- GOAL:
Pictures do not belong in your copy. Repeat all the other data exactly.

[PROVIDED DATA start]

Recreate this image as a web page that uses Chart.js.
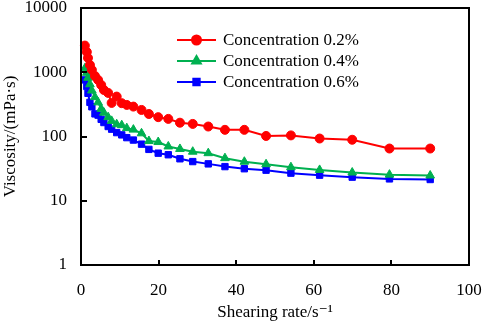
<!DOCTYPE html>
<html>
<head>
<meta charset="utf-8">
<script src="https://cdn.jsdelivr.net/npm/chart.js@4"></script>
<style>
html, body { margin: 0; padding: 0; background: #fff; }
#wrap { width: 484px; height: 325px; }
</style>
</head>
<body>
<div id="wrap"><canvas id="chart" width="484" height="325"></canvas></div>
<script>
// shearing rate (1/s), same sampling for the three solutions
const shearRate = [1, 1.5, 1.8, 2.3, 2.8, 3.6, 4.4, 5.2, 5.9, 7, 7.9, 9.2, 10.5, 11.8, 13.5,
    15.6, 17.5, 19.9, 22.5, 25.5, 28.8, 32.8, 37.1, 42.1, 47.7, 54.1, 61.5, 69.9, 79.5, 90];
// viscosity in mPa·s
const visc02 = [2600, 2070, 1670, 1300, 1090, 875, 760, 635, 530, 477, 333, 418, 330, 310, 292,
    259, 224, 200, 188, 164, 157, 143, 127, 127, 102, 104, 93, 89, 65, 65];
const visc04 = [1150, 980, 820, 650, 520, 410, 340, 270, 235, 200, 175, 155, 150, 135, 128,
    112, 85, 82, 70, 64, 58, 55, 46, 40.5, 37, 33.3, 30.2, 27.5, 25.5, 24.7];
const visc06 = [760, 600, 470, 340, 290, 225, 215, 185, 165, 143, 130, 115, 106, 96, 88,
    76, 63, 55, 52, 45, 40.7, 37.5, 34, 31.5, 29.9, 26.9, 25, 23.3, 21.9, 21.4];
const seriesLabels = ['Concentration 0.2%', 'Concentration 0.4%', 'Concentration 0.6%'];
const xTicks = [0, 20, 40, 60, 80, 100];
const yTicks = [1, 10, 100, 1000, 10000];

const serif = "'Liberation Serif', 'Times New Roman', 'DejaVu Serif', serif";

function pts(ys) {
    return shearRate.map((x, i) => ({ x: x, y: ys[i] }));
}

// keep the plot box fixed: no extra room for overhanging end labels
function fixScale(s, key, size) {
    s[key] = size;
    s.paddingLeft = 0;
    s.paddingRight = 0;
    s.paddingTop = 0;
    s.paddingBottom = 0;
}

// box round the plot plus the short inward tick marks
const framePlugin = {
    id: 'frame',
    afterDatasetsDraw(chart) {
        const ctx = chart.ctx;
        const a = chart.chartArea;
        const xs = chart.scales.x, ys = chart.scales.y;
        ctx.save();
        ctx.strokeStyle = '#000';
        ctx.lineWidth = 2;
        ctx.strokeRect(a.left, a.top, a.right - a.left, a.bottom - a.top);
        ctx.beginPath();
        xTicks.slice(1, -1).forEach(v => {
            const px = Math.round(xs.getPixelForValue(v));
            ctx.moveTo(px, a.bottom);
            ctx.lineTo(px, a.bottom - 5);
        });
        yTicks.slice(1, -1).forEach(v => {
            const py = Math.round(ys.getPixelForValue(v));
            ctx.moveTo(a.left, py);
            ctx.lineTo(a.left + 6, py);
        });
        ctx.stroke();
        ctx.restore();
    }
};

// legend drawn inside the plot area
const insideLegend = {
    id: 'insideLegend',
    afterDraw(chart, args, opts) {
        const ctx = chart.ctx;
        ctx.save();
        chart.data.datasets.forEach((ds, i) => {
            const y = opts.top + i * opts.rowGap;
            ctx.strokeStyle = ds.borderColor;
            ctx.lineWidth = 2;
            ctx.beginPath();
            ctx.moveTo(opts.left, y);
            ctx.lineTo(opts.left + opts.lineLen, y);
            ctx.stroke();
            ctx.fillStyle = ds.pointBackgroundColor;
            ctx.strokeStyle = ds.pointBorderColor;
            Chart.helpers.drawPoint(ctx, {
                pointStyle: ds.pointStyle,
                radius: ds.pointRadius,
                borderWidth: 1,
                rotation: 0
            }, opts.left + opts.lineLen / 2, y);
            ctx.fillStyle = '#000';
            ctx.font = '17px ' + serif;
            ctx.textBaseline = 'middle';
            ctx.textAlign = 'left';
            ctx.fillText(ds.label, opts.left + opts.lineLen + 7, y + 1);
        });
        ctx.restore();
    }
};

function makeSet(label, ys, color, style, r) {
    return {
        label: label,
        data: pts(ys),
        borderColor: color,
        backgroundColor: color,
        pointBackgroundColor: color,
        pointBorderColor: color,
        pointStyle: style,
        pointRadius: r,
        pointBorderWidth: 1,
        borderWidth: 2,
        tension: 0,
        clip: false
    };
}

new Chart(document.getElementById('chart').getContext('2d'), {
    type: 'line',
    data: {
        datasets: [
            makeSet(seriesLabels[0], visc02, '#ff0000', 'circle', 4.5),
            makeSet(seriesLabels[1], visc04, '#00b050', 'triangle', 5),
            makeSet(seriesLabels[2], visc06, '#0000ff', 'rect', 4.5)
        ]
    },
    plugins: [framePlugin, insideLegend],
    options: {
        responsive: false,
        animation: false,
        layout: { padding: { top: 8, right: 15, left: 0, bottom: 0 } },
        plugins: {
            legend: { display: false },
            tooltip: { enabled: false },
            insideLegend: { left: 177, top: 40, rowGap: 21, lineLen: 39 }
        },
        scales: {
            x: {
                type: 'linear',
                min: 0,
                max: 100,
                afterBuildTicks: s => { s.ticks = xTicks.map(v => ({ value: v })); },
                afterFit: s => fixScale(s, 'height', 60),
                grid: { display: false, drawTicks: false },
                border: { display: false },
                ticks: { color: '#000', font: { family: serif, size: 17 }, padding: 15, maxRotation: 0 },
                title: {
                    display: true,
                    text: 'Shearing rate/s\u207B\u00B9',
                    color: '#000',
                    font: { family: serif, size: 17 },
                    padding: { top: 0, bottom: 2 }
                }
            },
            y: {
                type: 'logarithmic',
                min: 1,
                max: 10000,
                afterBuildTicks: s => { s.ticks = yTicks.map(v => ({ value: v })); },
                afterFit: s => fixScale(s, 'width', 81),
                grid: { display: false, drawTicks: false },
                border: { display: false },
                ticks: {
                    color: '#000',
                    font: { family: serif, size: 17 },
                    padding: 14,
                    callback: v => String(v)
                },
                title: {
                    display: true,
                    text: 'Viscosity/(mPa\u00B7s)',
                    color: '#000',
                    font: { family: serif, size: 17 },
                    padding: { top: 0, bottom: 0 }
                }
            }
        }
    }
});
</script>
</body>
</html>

[PROVIDED DATA end]

- ANSWER TO THE PROBLEM:
Recreate this image as a web page that uses Chart.js.
<!DOCTYPE html>
<html>
<head>
<meta charset="utf-8">
<script src="https://cdn.jsdelivr.net/npm/chart.js@4"></script>
<style>
html, body { margin: 0; padding: 0; background: #fff; }
#wrap { width: 484px; height: 325px; }
</style>
</head>
<body>
<div id="wrap"><canvas id="chart" width="484" height="325"></canvas></div>
<script>
// shearing rate (1/s), same sampling for the three solutions
const shearRate = [1, 1.5, 1.8, 2.3, 2.8, 3.6, 4.4, 5.2, 5.9, 7, 7.9, 9.2, 10.5, 11.8, 13.5,
    15.6, 17.5, 19.9, 22.5, 25.5, 28.8, 32.8, 37.1, 42.1, 47.7, 54.1, 61.5, 69.9, 79.5, 90];
// viscosity in mPa·s
const visc02 = [2600, 2070, 1670, 1300, 1090, 875, 760, 635, 530, 477, 333, 418, 330, 310, 292,
    259, 224, 200, 188, 164, 157, 143, 127, 127, 102, 104, 93, 89, 65, 65];
const visc04 = [1150, 980, 820, 650, 520, 410, 340, 270, 235, 200, 175, 155, 150, 135, 128,
    112, 85, 82, 70, 64, 58, 55, 46, 40.5, 37, 33.3, 30.2, 27.5, 25.5, 24.7];
const visc06 = [760, 600, 470, 340, 290, 225, 215, 185, 165, 143, 130, 115, 106, 96, 88,
    76, 63, 55, 52, 45, 40.7, 37.5, 34, 31.5, 29.9, 26.9, 25, 23.3, 21.9, 21.4];
const seriesLabels = ['Concentration 0.2%', 'Concentration 0.4%', 'Concentration 0.6%'];
const xTicks = [0, 20, 40, 60, 80, 100];
const yTicks = [1, 10, 100, 1000, 10000];

const serif = "'Liberation Serif', 'Times New Roman', 'DejaVu Serif', serif";

function pts(ys) {
    return shearRate.map((x, i) => ({ x: x, y: ys[i] }));
}

// keep the plot box fixed: no extra room for overhanging end labels
function fixScale(s, key, size) {
    s[key] = size;
    s.paddingLeft = 0;
    s.paddingRight = 0;
    s.paddingTop = 0;
    s.paddingBottom = 0;
}

// box round the plot plus the short inward tick marks
const framePlugin = {
    id: 'frame',
    afterDatasetsDraw(chart) {
        const ctx = chart.ctx;
        const a = chart.chartArea;
        const xs = chart.scales.x, ys = chart.scales.y;
        ctx.save();
        ctx.strokeStyle = '#000';
        ctx.lineWidth = 2;
        ctx.strokeRect(a.left, a.top, a.right - a.left, a.bottom - a.top);
        ctx.beginPath();
        xTicks.slice(1, -1).forEach(v => {
            const px = Math.round(xs.getPixelForValue(v));
            ctx.moveTo(px, a.bottom);
            ctx.lineTo(px, a.bottom - 5);
        });
        yTicks.slice(1, -1).forEach(v => {
            const py = Math.round(ys.getPixelForValue(v));
            ctx.moveTo(a.left, py);
            ctx.lineTo(a.left + 6, py);
        });
        ctx.stroke();
        ctx.restore();
    }
};

// legend drawn inside the plot area
const insideLegend = {
    id: 'insideLegend',
    afterDraw(chart, args, opts) {
        const ctx = chart.ctx;
        ctx.save();
        chart.data.datasets.forEach((ds, i) => {
            const y = opts.top + i * opts.rowGap;
            ctx.strokeStyle = ds.borderColor;
            ctx.lineWidth = 2;
            ctx.beginPath();
            ctx.moveTo(opts.left, y);
            ctx.lineTo(opts.left + opts.lineLen, y);
            ctx.stroke();
            ctx.fillStyle = ds.pointBackgroundColor;
            ctx.strokeStyle = ds.pointBorderColor;
            Chart.helpers.drawPoint(ctx, {
                pointStyle: ds.pointStyle,
                radius: ds.pointRadius,
                borderWidth: 1,
                rotation: 0
            }, opts.left + opts.lineLen / 2, y);
            ctx.fillStyle = '#000';
            ctx.font = '17px ' + serif;
            ctx.textBaseline = 'middle';
            ctx.textAlign = 'left';
            ctx.fillText(ds.label, opts.left + opts.lineLen + 7, y + 1);
        });
        ctx.restore();
    }
};

function makeSet(label, ys, color, style, r) {
    return {
        label: label,
        data: pts(ys),
        borderColor: color,
        backgroundColor: color,
        pointBackgroundColor: color,
        pointBorderColor: color,
        pointStyle: style,
        pointRadius: r,
        pointBorderWidth: 1,
        borderWidth: 2,
        tension: 0,
        clip: false
    };
}

new Chart(document.getElementById('chart').getContext('2d'), {
    type: 'line',
    data: {
        datasets: [
            makeSet(seriesLabels[0], visc02, '#ff0000', 'circle', 4.5),
            makeSet(seriesLabels[1], visc04, '#00b050', 'triangle', 5),
            makeSet(seriesLabels[2], visc06, '#0000ff', 'rect', 4.5)
        ]
    },
    plugins: [framePlugin, insideLegend],
    options: {
        responsive: false,
        animation: false,
        layout: { padding: { top: 8, right: 15, left: 0, bottom: 0 } },
        plugins: {
            legend: { display: false },
            tooltip: { enabled: false },
            insideLegend: { left: 177, top: 40, rowGap: 21, lineLen: 39 }
        },
        scales: {
            x: {
                type: 'linear',
                min: 0,
                max: 100,
                afterBuildTicks: s => { s.ticks = xTicks.map(v => ({ value: v })); },
                afterFit: s => fixScale(s, 'height', 60),
                grid: { display: false, drawTicks: false },
                border: { display: false },
                ticks: { color: '#000', font: { family: serif, size: 17 }, padding: 15, maxRotation: 0 },
                title: {
                    display: true,
                    text: 'Shearing rate/s\u207B\u00B9',
                    color: '#000',
                    font: { family: serif, size: 17 },
                    padding: { top: 0, bottom: 2 }
                }
            },
            y: {
                type: 'logarithmic',
                min: 1,
                max: 10000,
                afterBuildTicks: s => { s.ticks = yTicks.map(v => ({ value: v })); },
                afterFit: s => fixScale(s, 'width', 81),
                grid: { display: false, drawTicks: false },
                border: { display: false },
                ticks: {
                    color: '#000',
                    font: { family: serif, size: 17 },
                    padding: 14,
                    callback: v => String(v)
                },
                title: {
                    display: true,
                    text: 'Viscosity/(mPa\u00B7s)',
                    color: '#000',
                    font: { family: serif, size: 17 },
                    padding: { top: 0, bottom: 0 }
                }
            }
        }
    }
});
</script>
</body>
</html>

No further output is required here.